◆ Problem requirements
Locate the line that contains "Write a web page that recreates this chart with Apache" and the line that contains "const yTicks = [0, 50, 100, 150, 200, 250, 300];". Copy both of them exactly, together with every line between them, and no others.

◆ Material provided
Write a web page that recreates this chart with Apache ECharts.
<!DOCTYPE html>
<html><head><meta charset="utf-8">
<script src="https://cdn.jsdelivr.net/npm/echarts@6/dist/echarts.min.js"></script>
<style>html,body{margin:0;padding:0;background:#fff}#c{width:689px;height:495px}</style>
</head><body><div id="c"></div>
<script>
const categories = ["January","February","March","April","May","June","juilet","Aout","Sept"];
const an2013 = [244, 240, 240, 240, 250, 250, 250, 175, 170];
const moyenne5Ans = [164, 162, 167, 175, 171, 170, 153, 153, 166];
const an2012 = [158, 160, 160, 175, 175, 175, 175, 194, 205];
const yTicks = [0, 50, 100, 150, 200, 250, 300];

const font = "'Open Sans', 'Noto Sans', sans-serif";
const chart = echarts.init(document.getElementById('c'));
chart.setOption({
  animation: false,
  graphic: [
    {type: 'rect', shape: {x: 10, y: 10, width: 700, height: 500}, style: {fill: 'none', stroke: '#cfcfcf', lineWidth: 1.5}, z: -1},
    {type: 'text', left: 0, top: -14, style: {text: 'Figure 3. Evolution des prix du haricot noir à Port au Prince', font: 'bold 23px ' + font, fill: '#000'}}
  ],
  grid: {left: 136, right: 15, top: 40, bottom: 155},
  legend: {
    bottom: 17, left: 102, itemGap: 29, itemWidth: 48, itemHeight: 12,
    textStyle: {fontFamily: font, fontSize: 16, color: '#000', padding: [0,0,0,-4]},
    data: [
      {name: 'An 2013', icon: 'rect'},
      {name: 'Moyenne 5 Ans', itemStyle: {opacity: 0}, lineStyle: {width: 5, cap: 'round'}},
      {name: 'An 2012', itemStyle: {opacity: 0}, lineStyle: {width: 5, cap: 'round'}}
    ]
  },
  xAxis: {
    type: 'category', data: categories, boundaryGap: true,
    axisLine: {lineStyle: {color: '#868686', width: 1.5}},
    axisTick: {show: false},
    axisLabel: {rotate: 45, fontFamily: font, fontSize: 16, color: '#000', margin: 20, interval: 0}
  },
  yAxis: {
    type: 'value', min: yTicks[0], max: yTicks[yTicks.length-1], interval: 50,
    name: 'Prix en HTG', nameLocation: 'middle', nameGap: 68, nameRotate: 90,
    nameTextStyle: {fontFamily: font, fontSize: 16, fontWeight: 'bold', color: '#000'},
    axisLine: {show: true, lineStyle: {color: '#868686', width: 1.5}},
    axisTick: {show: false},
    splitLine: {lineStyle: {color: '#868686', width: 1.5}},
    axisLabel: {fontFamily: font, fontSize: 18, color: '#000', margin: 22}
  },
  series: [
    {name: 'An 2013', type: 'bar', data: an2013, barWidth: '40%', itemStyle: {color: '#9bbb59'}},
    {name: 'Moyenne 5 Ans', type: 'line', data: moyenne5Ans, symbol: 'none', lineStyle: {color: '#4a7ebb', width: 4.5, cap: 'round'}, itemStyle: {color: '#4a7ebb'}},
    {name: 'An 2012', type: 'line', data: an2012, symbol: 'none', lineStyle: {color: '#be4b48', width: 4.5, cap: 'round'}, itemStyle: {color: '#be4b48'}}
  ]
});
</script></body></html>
==
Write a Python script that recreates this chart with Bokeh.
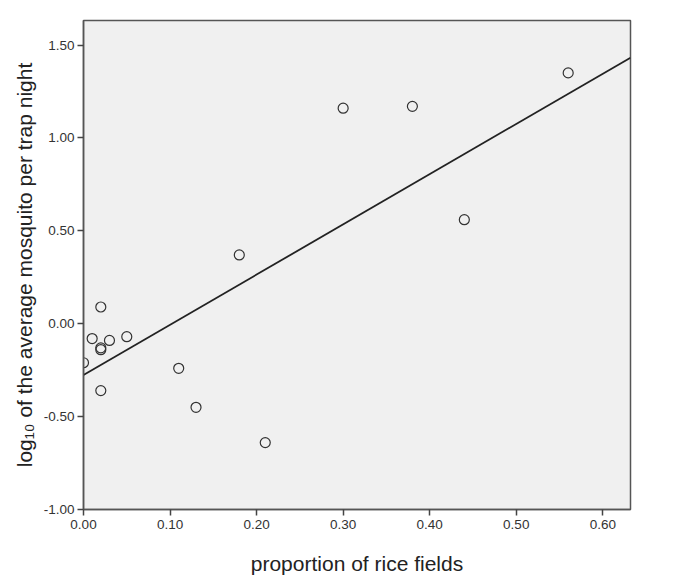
==
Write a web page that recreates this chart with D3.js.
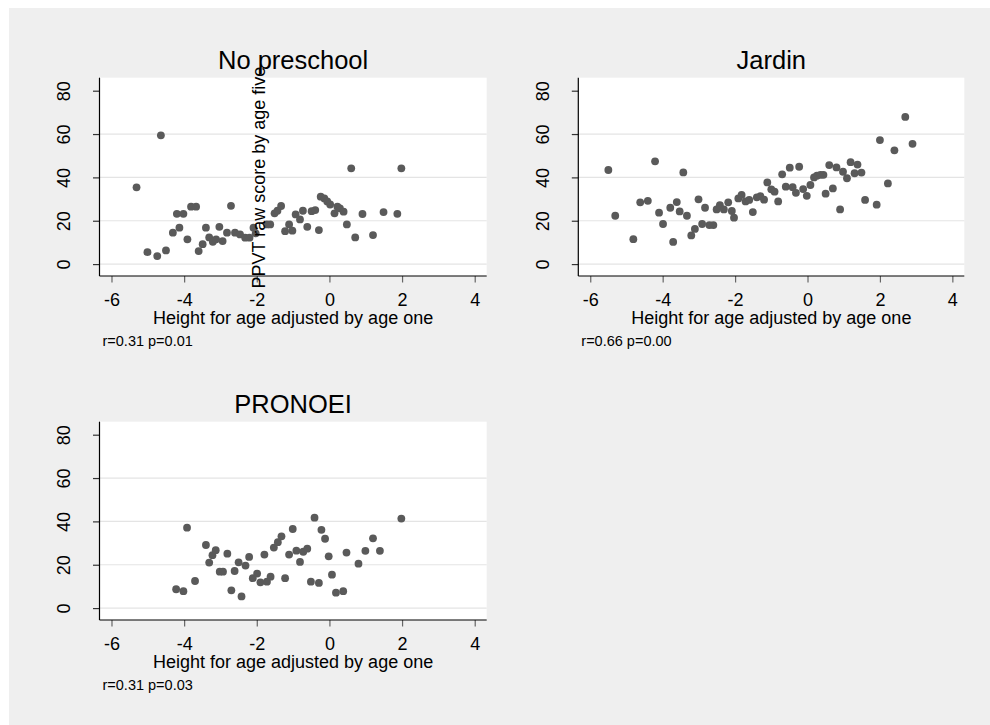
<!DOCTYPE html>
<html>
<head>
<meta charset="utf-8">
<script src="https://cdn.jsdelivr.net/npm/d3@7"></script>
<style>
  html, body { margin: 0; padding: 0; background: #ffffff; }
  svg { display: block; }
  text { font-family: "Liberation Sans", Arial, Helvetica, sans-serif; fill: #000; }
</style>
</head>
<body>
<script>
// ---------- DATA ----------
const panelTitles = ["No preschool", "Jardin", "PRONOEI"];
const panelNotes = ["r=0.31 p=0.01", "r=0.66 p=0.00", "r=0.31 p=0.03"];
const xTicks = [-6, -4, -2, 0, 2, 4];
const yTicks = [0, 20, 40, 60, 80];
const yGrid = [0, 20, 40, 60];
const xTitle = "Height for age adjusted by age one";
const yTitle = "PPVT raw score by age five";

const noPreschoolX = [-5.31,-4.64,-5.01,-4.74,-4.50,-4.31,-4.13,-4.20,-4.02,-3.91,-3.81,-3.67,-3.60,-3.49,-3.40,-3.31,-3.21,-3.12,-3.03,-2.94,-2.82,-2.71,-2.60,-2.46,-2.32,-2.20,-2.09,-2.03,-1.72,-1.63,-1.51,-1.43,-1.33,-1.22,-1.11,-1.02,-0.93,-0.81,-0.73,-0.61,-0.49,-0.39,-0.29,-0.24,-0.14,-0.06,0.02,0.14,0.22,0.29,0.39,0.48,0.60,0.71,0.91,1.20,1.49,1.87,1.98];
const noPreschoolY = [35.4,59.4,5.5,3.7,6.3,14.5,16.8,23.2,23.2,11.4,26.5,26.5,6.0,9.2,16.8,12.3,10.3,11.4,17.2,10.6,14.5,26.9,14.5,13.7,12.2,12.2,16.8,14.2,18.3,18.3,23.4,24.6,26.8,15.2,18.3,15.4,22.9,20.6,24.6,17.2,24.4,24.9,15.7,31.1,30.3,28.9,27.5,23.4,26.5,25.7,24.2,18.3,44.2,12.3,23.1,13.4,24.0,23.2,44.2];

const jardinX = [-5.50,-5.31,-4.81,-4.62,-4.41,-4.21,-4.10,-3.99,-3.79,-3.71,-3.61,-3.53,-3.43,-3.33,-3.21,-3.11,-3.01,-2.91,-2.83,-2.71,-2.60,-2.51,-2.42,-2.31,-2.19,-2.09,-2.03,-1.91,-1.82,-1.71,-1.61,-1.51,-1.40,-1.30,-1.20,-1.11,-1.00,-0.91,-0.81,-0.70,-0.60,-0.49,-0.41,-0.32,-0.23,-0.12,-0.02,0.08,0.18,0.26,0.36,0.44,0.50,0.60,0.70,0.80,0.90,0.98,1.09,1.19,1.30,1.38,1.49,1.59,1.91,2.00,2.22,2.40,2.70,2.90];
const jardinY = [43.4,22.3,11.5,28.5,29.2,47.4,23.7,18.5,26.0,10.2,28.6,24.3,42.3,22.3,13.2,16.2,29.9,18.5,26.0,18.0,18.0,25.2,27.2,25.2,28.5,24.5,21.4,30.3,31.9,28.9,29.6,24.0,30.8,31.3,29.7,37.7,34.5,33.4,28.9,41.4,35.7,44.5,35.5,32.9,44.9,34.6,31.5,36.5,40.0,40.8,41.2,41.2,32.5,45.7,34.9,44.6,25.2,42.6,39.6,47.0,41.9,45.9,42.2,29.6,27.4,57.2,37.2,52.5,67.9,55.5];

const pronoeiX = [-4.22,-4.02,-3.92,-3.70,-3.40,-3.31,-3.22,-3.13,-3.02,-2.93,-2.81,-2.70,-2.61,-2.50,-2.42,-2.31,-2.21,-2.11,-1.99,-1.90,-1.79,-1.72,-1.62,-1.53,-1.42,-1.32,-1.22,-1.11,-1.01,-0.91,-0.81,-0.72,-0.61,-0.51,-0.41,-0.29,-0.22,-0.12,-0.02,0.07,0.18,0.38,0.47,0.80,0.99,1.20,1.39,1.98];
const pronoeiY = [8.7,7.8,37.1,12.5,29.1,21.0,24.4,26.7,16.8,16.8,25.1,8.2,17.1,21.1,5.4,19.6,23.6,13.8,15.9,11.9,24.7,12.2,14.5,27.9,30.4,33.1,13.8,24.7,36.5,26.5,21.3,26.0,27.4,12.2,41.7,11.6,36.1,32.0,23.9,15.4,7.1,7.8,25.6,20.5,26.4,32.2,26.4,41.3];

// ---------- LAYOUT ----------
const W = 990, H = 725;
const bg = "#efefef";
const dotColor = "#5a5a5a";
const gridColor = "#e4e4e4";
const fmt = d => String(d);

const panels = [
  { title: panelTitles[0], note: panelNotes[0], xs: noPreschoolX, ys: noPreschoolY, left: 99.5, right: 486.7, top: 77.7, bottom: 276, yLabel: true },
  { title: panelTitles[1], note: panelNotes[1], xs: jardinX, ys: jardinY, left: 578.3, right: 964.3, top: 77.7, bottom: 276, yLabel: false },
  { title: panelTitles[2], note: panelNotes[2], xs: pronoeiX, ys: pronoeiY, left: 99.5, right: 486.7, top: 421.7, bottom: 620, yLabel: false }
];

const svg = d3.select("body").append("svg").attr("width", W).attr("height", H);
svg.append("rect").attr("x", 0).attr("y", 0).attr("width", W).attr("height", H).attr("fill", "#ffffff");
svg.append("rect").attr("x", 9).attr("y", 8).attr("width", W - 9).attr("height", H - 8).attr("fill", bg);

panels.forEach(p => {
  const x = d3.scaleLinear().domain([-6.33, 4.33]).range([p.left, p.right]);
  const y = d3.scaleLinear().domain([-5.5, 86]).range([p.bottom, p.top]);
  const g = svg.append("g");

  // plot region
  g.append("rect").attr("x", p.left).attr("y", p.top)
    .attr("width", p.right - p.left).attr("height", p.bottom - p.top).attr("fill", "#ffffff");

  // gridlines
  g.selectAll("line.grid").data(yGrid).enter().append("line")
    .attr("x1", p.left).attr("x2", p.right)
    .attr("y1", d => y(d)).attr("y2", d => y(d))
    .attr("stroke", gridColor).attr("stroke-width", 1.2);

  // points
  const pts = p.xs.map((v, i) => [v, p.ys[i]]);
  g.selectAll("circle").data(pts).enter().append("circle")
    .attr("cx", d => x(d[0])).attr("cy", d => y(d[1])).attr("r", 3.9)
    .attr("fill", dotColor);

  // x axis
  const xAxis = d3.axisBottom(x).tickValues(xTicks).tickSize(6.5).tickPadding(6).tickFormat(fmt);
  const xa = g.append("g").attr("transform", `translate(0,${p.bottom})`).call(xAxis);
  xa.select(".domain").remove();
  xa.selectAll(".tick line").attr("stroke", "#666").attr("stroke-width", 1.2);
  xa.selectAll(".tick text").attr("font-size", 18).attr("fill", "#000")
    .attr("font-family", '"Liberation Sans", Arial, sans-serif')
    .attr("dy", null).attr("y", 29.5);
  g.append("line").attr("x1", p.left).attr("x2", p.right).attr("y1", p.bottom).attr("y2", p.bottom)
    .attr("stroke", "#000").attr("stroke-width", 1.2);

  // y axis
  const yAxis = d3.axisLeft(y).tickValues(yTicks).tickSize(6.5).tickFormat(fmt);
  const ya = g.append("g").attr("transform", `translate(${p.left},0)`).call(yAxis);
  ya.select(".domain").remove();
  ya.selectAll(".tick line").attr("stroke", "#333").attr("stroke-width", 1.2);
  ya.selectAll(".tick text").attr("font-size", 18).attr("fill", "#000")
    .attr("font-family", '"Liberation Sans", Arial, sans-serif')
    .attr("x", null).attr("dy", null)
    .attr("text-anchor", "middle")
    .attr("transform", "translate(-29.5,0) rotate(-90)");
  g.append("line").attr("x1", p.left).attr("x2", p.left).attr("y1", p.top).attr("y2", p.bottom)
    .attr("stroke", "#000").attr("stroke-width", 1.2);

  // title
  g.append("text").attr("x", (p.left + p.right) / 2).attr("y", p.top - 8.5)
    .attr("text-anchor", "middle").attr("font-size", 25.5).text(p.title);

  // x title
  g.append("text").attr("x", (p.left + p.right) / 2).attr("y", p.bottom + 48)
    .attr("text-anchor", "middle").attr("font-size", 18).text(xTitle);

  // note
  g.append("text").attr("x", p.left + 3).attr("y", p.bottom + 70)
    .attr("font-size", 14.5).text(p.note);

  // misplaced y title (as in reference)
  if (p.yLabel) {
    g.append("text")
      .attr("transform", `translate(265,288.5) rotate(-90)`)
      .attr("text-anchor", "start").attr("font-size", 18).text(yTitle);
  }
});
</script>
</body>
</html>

◆ Response
Write a web page that recreates this chart with Apache ECharts.
<!DOCTYPE html>
<html><head><meta charset="utf-8">
<script src="https://cdn.jsdelivr.net/npm/echarts@6/dist/echarts.min.js"></script>
<style>html,body{margin:0;padding:0;background:#fff}#c{width:689px;height:495px}</style>
</head><body><div id="c"></div>
<script>
const categories = ["January","February","March","April","May","June","juilet","Aout","Sept"];
const an2013 = [244, 240, 240, 240, 250, 250, 250, 175, 170];
const moyenne5Ans = [164, 162, 167, 175, 171, 170, 153, 153, 166];
const an2012 = [158, 160, 160, 175, 175, 175, 175, 194, 205];
const yTicks = [0, 50, 100, 150, 200, 250, 300];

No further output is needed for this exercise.